ロバート・クラーク Robert Clark
「ロブさん」と呼びたくなるような、少しはにかんだ笑顔を見せるのが、バンクーバーで「フィッシュカウンター」を経営するシェフのロバート・クラーク。ロブはかつて、バンクーバーでもトップと言われるシーフードの店「Cレストラン」でエグゼクティブ・シェフを務めていました。しかし今は一流店のトップという地位を離れ、自らの意思でフィッシュ&チップスをメインとする小さな店に立っているのです。
ロブにそんな決断をさせたきっかけは、毎日自分が扱っているシーフードがいつ、どこで、どのようにして捕られたのかを実は知らない、と気づかされたことでした。ロブは、自ら漁師のもとに足を運び、魚や漁についての知識を深めるうち、底引き網などで魚を一網打尽にするような捕り方には問題があると考えるようになりました。 「一網打尽」を続ければ、目的以外の魚種や大きさの魚もいっしょに捕ってしまうため膨大な無駄が発生し、海の環境にも深刻なダメージを与えかねません。そうなれば、自分の子供や孫の時代には、今捕れている魚も捕れなくなるし、今と同じようにシーフードを楽しむことはできなくなってしまうと危惧したのです。
そこでロブはバンクーバー水族館に相談し、2005年に「オーシャンワイズ」という取り組みをスタートさせます。この運動のポイントは、サステイナブル(持続可能)な方法で捕られたシーフードを使ったメニューを少しずつでいいから増やすよう、シェフやレストランに働きかけるという手法をとったことです。つまり、レストランがサステイナブルなメニューを増していくことで、レストランに魚を納品する漁師も徐々に考え方を改め、料理を食べるお客もだんだん意識を変えてくれるだろうと考えたのです。

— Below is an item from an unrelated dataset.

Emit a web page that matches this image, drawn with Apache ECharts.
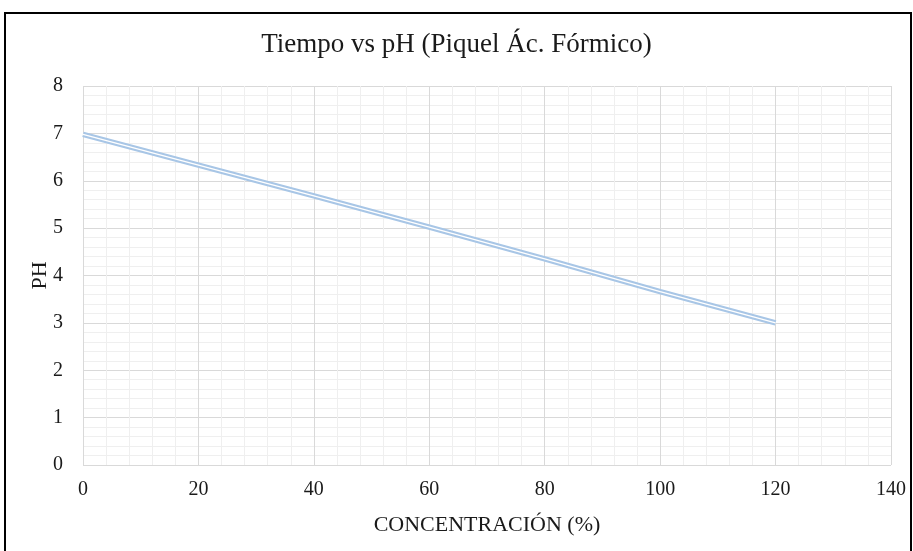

ですからロブは言います。「自分は2つの観点からオーシャンワイズのプログラムを考えているんだ。1つは、世界に対しての責任を持つということ。もう1つはビジネスとして失敗しないようにすること」。「世界への責任」とは、まさに将来世代もシーフードが食べられるよう、今の世代がしっかりとその責任を果たしていくこと。しかし同時に、ビジネスとして成立していないと「オーシャンワイズ」の考えは広がりを持たなくなってしまう、ということです。ロブが提唱した考え方はバンクーバーにとどまらず、カナダ各地で広がりを見せているのです。